Quote word for word the lines below, beginning with the first and ending with the one that has "const bw=0.1*(R-L)/4-2;". Drop the pictures.
- - - - -
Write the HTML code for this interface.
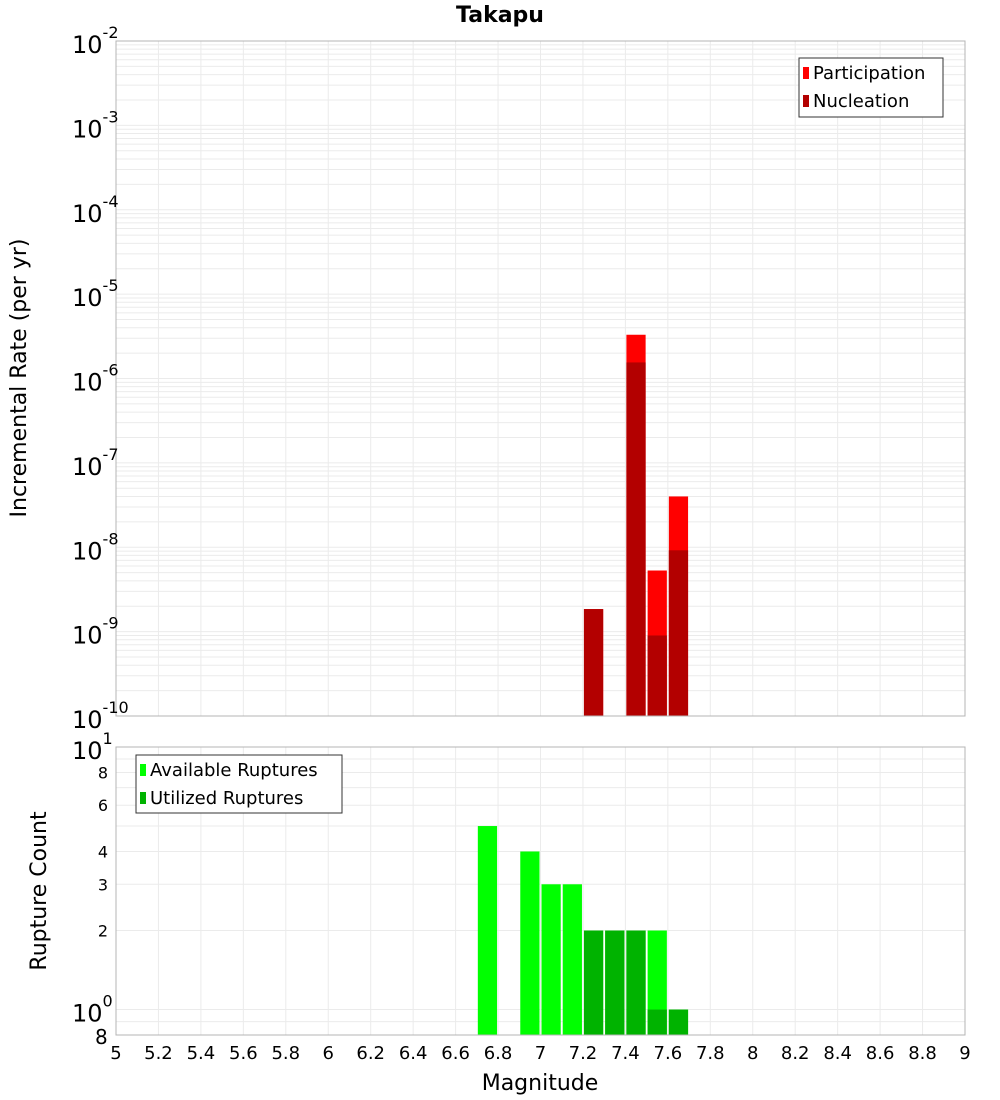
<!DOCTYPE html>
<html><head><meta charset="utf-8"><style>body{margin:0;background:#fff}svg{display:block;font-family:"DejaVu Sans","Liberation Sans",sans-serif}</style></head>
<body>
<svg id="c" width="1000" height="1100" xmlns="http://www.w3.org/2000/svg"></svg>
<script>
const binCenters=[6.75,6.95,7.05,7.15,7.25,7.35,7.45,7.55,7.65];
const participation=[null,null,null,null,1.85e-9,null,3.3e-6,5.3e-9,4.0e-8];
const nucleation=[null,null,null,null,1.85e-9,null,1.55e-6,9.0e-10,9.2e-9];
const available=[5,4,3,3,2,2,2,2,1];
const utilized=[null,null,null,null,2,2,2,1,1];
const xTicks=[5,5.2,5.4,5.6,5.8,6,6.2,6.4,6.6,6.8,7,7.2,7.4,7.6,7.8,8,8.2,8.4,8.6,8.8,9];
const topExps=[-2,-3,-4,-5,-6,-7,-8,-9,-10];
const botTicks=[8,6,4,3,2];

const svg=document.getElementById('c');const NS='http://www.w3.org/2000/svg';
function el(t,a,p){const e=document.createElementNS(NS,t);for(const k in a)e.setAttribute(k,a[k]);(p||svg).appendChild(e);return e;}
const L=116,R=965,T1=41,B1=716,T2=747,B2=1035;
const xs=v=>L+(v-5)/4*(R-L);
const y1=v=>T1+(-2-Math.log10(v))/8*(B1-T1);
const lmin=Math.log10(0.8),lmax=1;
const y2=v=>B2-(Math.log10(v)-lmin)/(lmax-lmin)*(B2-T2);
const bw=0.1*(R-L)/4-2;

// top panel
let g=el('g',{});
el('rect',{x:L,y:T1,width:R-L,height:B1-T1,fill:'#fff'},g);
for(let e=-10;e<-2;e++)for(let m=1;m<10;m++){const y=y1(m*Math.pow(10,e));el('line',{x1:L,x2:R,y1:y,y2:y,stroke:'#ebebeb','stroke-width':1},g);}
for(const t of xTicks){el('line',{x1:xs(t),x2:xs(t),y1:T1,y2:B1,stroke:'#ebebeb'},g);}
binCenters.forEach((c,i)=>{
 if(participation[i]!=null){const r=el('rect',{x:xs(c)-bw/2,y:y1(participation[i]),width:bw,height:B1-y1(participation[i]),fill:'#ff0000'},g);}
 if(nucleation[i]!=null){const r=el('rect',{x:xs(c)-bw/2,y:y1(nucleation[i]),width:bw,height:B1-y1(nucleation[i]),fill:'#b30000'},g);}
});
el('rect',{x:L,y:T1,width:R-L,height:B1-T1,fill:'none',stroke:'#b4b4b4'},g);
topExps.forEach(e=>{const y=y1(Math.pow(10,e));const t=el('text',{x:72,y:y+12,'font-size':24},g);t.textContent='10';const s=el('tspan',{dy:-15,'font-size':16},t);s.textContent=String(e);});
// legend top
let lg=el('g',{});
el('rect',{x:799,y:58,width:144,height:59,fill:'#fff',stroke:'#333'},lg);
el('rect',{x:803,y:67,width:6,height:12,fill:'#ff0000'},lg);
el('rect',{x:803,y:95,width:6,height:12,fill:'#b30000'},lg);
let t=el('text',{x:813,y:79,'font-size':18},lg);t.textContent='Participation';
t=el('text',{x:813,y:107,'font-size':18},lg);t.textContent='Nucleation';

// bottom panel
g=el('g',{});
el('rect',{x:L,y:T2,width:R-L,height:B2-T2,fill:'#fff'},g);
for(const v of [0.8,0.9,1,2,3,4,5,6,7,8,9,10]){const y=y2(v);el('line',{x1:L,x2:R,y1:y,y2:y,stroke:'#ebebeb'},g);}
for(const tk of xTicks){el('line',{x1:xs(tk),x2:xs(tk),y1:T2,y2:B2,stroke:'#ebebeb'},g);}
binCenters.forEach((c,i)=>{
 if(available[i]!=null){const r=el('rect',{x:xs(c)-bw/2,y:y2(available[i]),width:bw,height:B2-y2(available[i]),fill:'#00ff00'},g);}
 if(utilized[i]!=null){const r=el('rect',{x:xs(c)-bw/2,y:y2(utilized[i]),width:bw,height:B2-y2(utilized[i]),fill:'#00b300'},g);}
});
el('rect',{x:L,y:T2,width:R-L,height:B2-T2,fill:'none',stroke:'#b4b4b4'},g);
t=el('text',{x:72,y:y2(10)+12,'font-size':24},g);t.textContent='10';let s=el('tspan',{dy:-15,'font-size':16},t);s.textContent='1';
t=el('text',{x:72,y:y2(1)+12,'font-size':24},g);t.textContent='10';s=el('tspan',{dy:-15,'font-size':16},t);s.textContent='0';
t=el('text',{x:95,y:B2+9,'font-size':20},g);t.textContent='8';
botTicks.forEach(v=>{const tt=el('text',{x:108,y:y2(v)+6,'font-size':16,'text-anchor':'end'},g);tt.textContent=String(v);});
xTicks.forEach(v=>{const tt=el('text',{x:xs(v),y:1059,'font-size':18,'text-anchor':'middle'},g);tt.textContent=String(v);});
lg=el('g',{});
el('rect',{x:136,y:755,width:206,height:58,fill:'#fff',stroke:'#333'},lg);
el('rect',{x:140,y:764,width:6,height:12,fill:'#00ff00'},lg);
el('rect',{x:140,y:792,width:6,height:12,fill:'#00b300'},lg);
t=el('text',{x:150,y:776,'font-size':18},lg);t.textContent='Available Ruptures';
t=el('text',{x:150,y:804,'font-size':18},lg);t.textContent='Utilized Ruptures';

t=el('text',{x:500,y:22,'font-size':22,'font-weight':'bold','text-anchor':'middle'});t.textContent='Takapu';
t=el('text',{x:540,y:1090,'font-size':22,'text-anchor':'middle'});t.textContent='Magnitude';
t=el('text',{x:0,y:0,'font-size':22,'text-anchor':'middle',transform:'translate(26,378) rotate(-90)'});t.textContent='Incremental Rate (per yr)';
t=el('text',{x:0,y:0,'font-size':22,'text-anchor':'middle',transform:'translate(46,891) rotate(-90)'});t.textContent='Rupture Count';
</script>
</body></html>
- - - - -
# WRITTEN RESPONSE
Write the HTML code for this interface.
<!DOCTYPE html>
<html><head><meta charset="utf-8"><style>body{margin:0;background:#fff}svg{display:block;font-family:"DejaVu Sans","Liberation Sans",sans-serif}</style></head>
<body>
<svg id="c" width="1000" height="1100" xmlns="http://www.w3.org/2000/svg"></svg>
<script>
const binCenters=[6.75,6.95,7.05,7.15,7.25,7.35,7.45,7.55,7.65];
const participation=[null,null,null,null,1.85e-9,null,3.3e-6,5.3e-9,4.0e-8];
const nucleation=[null,null,null,null,1.85e-9,null,1.55e-6,9.0e-10,9.2e-9];
const available=[5,4,3,3,2,2,2,2,1];
const utilized=[null,null,null,null,2,2,2,1,1];
const xTicks=[5,5.2,5.4,5.6,5.8,6,6.2,6.4,6.6,6.8,7,7.2,7.4,7.6,7.8,8,8.2,8.4,8.6,8.8,9];
const topExps=[-2,-3,-4,-5,-6,-7,-8,-9,-10];
const botTicks=[8,6,4,3,2];

const svg=document.getElementById('c');const NS='http://www.w3.org/2000/svg';
function el(t,a,p){const e=document.createElementNS(NS,t);for(const k in a)e.setAttribute(k,a[k]);(p||svg).appendChild(e);return e;}
const L=116,R=965,T1=41,B1=716,T2=747,B2=1035;
const xs=v=>L+(v-5)/4*(R-L);
const y1=v=>T1+(-2-Math.log10(v))/8*(B1-T1);
const lmin=Math.log10(0.8),lmax=1;
const y2=v=>B2-(Math.log10(v)-lmin)/(lmax-lmin)*(B2-T2);
const bw=0.1*(R-L)/4-2;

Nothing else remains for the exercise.